October 01, 1993|By EARL SCHUBERT

When Tulane University scheduled five 1992 bowl teams, including national champion Alabama, it probably considered playing Navy tomorrow night in New Orleans as an opportunity to lighten up a little.

That was somewhat of a natural reaction even though the Green Wave was the Mids' only victim last year, 20-17. Second thoughts must now prevail.

If the explosive victory last week over a very good Bowling Green team is any yardstick, this Navy team is for real, arriving as a legitimate Division I-A squad.

The manner in which they refused to fold when falling behind, the ferocity of overall play, and the quality of planning and execution reminded old sailors in attendance of past Academy glory days.

One or two early wins do not make a great season, but the startling turnaround in practically all phases of the game certainly raises hopes for the rest of the season.

To bring the Mids' win last week into perspective, just look at other results that day.
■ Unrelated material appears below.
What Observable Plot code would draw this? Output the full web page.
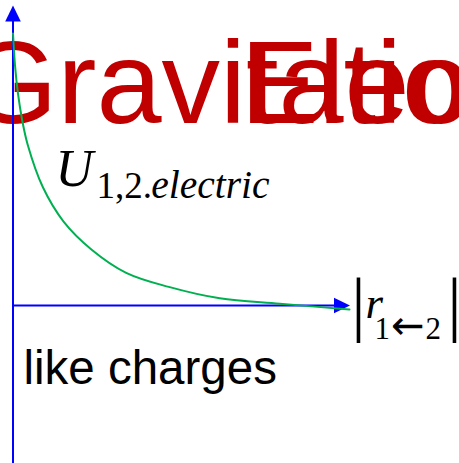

Seriously comparing strengths of teams as to how they perform against mutual opponents, etc., is mostly ludicrous from week to week. But every once in awhile a reasonable comparison develops, and last Saturday was one.

When undefeated and nationally ranked No. 12 Syracuse edged Cincinnati in the last moments of the game, 24-21, at the Carrier Dome two weeks after Cincinnati was clobbered by Bowling Green, the Mids look pretty good.

Tulane's only loss to the Mids in a seven-game series that began with a 21-21 tie in 1949 was last year in Navy's next-to-last home game. The tie in 1949 was practically a successful outcome after the Mids had lost to Southern California, Wisconsin, Notre Dame, Penn and Army.

Tulane is led by Buddy Teevens, regarded as one of the outstanding young coaches in the nation after turning Dartmouth around in 1990 and 1991. Many have questioned his decision to accept the Tulane job with its horrific schedule and stiff recruiting competition in the New Orleans area.

But he has made the Green Wave competitive, losing a tough one in the opener to Alabama, 31-17, stumbling at Rice, 34-0, beating William & Mary, 10-0, and dropping last week's game to Peach Bowl loser Mississippi State, 36-10.

They have been competing with some of the biggest and best, so they hold no particular fear of the Naval Academy on Homecoming Day.

Strong-armed Craig Randall, a transfer from Michigan, along with returnee Billy Duncan are the passing threats, with wide receiver Will Ursin the main target. Tailback Joe Perry and redshirt fullback Jerald Sowell are the leading ground gainers. Sowell had a 98-yard touchdown gallop at Alabama.

Defensively, the Green Wave is still comparatively weak, the secondary is small, slow and vulnerable to big plays. Ten incoming recruits who played defensive back in high school last year already are playing.

Trying to pick a Navy star of the game last week would be a difficult task. Where do you start?

The offensive line, led by Max Lane, which directly contributed to quarterback Jim Kubiak's 28 completions in 34 attempts? Kubiak? Fullback Brad Stramanak's clutch touchdown in the final quarter? The indomitable Javier Zuluago, who seems to be in on every defensive line play? The pass receiving of Kevin Hickman, Damon Dixon, Jason Van Matre and Jimmy Screen? Or Chris Hart, whose interception on his own 5-yard-line with a minute to play sealed the victory? I unabashedly select the whole team.

Next week is the really big one as versatile, well-drilled Air Force thunders into town for the 1:30 p.m. start at Navy Marine Corps Stadium. It will be a sellout.

However premature, thoughts of defeating Air Force and Army for the Commander In-Chiefs Trophy and a Liberty Bowl bid for the first time since Navy's four-consecutive-year ownership that ended in 1981 naturally arise around The Yard.